Priyanka Raghavan 00:33:29 That’s quite interesting to note. I’d never really thought of the fact that the way we manage vulnerabilities could also be an attack vector.
Nir Valtmann 00:33:38 It is and by the way, another idea, try to open a Jira ticket with a finding that says you have a hard coded secret. Okay, so where’s the secret? Here’s the link.
Priyanka Raghavan 00:33:48 Yeah, don’t get me started. Actually, I spent nearly two days trying to wipe out, Git history with a hard code of secret. It’s not that easy. It messes up the whole branching and everything, you know, so yeah, it’s not an easy task. So imagine pointing someone to that and then trying to like delete history. Yeah, it’s a mess.

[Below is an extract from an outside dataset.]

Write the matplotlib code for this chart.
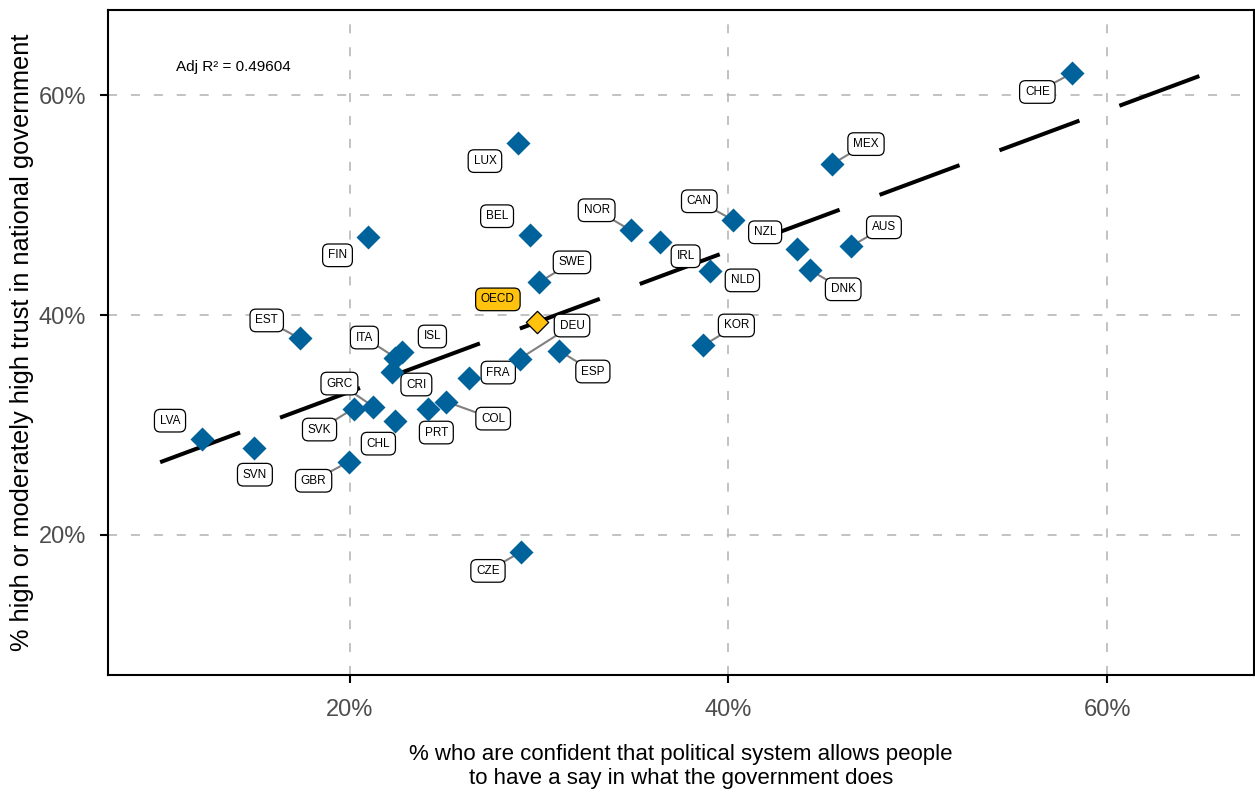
import matplotlib
matplotlib.use('Agg')
import matplotlib.pyplot as plt
from matplotlib import font_manager
import numpy as np

# Country values: % confident they have a say (x) vs % trusting national government (y)
countries = ['CHE', 'MEX', 'LUX', 'BEL', 'FIN', 'NOR', 'IRL', 'CAN', 'NZL', 'DNK',
             'AUS', 'NLD', 'KOR', 'SWE', 'DEU', 'ESP', 'FRA', 'COL', 'PRT', 'CHL',
             'CRI', 'ITA', 'ISL', 'GRC', 'SVK', 'GBR', 'EST', 'LVA', 'SVN', 'CZE']
have_say = [58.16, 45.47, 28.89, 29.53, 21.00, 34.84, 36.37, 40.26, 43.63, 44.32,
            46.47, 39.05, 38.68, 30.00, 29.00, 31.05, 26.32, 25.10, 24.16, 22.42,
            22.26, 22.42, 22.79, 21.26, 20.21, 19.95, 17.37, 12.21, 14.95, 29.05]
trust_gov = [62.02, 53.73, 55.64, 47.26, 47.07, 47.71, 46.62, 48.62, 45.98, 44.07,
             46.25, 43.97, 37.23, 42.97, 36.04, 36.77, 34.31, 32.12, 31.49, 30.39,
             34.86, 36.13, 36.59, 31.67, 31.49, 26.65, 37.87, 28.75, 27.93, 18.45]
oecd_x = 29.89
oecd_y = 39.33
adj_r2 = 0.49604
fit_range = [10, 65]
ticks = [20, 40, 60]

# label placement (offset in pixels from the point) and whether a leader is drawn
label_offsets = {
    'CHE': (-35, -19), 'MEX': (34, 20), 'LUX': (-33, -18), 'BEL': (-33, 19),
    'FIN': (-31, -18), 'NOR': (-34, 20), 'IRL': (26, -14), 'CAN': (-34, 19),
    'NZL': (-32, 17), 'DNK': (33, -19), 'AUS': (33, 19), 'NLD': (32, -9),
    'KOR': (33, 20), 'SWE': (33, 20), 'DEU': (52, 33), 'ESP': (34, -21),
    'FRA': (29, 5), 'COL': (47, -17), 'PRT': (8, -24), 'CHL': (-17, -23),
    'CRI': (24, -13), 'ITA': (-31, 20), 'ISL': (30, 16), 'GRC': (-34, 23),
    'SVK': (-34, -21), 'GBR': (-35, -19), 'EST': (-33, 18), 'LVA': (-32, 18),
    'SVN': (1, -27), 'CZE': (-33, -19),
}
no_leader = {'LUX', 'BEL', 'FIN', 'NZL', 'IRL', 'NLD', 'ISL', 'FRA', 'CRI',
             'LVA', 'CHL', 'PRT', 'SVN'}

names = {f.name for f in font_manager.fontManager.ttflist}
narrow = 'Liberation Sans Narrow' if 'Liberation Sans Narrow' in names else 'Liberation Sans'
plt.rcParams['font.family'] = [narrow, 'DejaVu Sans']
plt.rcParams['lines.scale_dashes'] = False

BLUE = '#00629b'
YELLOW = '#ffc20e'

fig = plt.figure(figsize=(12.55, 7.93), dpi=100)
ax = fig.add_axes([0.0861, 0.1488, 0.9131, 0.8386])

# OLS fit drawn across the full range
slope, intercept = np.polyfit(have_say, trust_gov, 1)
fx = np.array(fit_range, dtype=float)
ax.plot(fx, intercept + slope * fx, color='black', lw=2.9,
        ls=(0, (61.4, 30.7)), solid_capstyle='butt', dash_capstyle='butt', zorder=2)

ax.scatter(have_say, trust_gov, marker='D', s=150, color=BLUE, linewidths=0, zorder=4)
ax.scatter([oecd_x], [oecd_y], marker='D', s=130, color=YELLOW, edgecolors='black',
           linewidths=0.9, zorder=4)

box = dict(boxstyle='round,pad=0.45,rounding_size=0.5', fc='white', ec='black', lw=0.9)
for c, x, y in zip(countries, have_say, trust_gov):
    dx, dy = label_offsets[c]
    arrow = None
    if c not in no_leader:
        arrow = dict(arrowstyle='-', color='#808080', lw=1.5, shrinkA=0, shrinkB=5)
    ax.annotate(c, (x, y), xytext=(dx, dy), textcoords='offset pixels',
                ha='center', va='center', fontsize=8.5, bbox=box,
                arrowprops=arrow, zorder=3)

oecd_box = dict(box, fc=YELLOW)
ax.annotate('OECD', (oecd_x, oecd_y), xytext=(-39, 23), textcoords='offset pixels',
            ha='center', va='center', fontsize=8.5, bbox=oecd_box, zorder=3)

ax.text(10.85, 62.57, f'Adj R\u00b2 = {adj_r2}', fontsize=11, va='center', ha='left')

pad = 0.05 * (fit_range[1] - fit_range[0])
ax.set_xlim(fit_range[0] - pad, fit_range[1] + pad)
ax.set_ylim(fit_range[0] - pad, fit_range[1] + pad)
ax.set_xticks(ticks)
ax.set_yticks(ticks)
ax.set_xticklabels([f'{t}%' for t in ticks])
ax.set_yticklabels([f'{t}%' for t in ticks])
ax.tick_params(length=6, width=1.5, color='black', labelcolor='#4d4d4d', labelsize=17)
ax.tick_params(axis='x', pad=11)
ax.tick_params(axis='y', pad=10)

ax.grid(True, color='#b8b8b8', lw=1.2, ls=(0, (6.5, 10)))
ax.set_axisbelow(True)
for s in ax.spines.values():
    s.set_linewidth(1.5)

ax.set_xlabel('% who are confident that political system allows people\n'
              'to have a say in what the government does', fontsize=16, labelpad=17)
ax.set_ylabel('% high or moderately high trust in national government', fontsize=18.3,
              labelpad=3)

fig.savefig('out.png', dpi=100)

Nir Valtmann 00:34:08 Funny point when we run secret detection and mitigation with our pipelineless security approach. So we have a patented way to, you know, mitigate that secret and we provide three buttons to the developer. We say, either fix it for me or I’ll fix it myself. Or dismiss maybe, I don’t know. it’s a private key that only you use in your unit tests, whatever, right? I can tell you based on our analytics, we did not see any developer click on the I will fix it myself button twice because that’s exactly what you were doing. You had to go through that history and change that. It’s not easy.
Priyanka Raghavan 00:34:46 Really not easy. Yeah, it’s very messy. This actually leads me to one of the questions that I think I have seen a feature on GitHub, right? Where they don’t let you, they also have a kind of a pre-commit, I guess it’s on the main brush, but they don’t let you push if there’s a hard coded secret. So how would that be different from say, the pipelineless approach? I think, in fact, I remember there was this, the very interesting blog again on Arnica, it’s said zero new hardcoded Secrets. So how does that effort look compared to say what this GitHub push committers, I donít know what it’s called, push pre-committer, I’m forgetting the name, but there’s some way that you can avoid hardcoded secrets going into the code?
Nir Valtmann 00:35:23 So first kudos, you really did your homework.
Priyanka Raghavan 00:35:26 I mean apart from the homework, there’s also been a lot of pain where I have actually committed, like I shouldnít be mentioning this on Software Engineering Radio, but I have actually committed secrets and I’ve tried like wiping it out and yeah, there’s a lot of pain involved with the question that I’m asking. So,
Nir Valtmann 00:35:41 Okay, awesome. So I’ll tell you the difference. The way that GitHub advanced security does that is that they have something that is called pre receive hook. The, a pre receive hook is, is a known hook with a Git, SPACs essentially. And it means before the push of that code is actually being stored, persisted, they run certain checks and then if it doesn’t meet all of their checks, then they can tell you back, hey, you can’t push that code. It’s very similar to access control check that you can have that says, hey, you can’t push it now. Okay? But then when you have it, you get the message back as a developer and it says even with a custom message, it’ll say you need to fix it or this is the link to the guide in the company that tells you how to fix it.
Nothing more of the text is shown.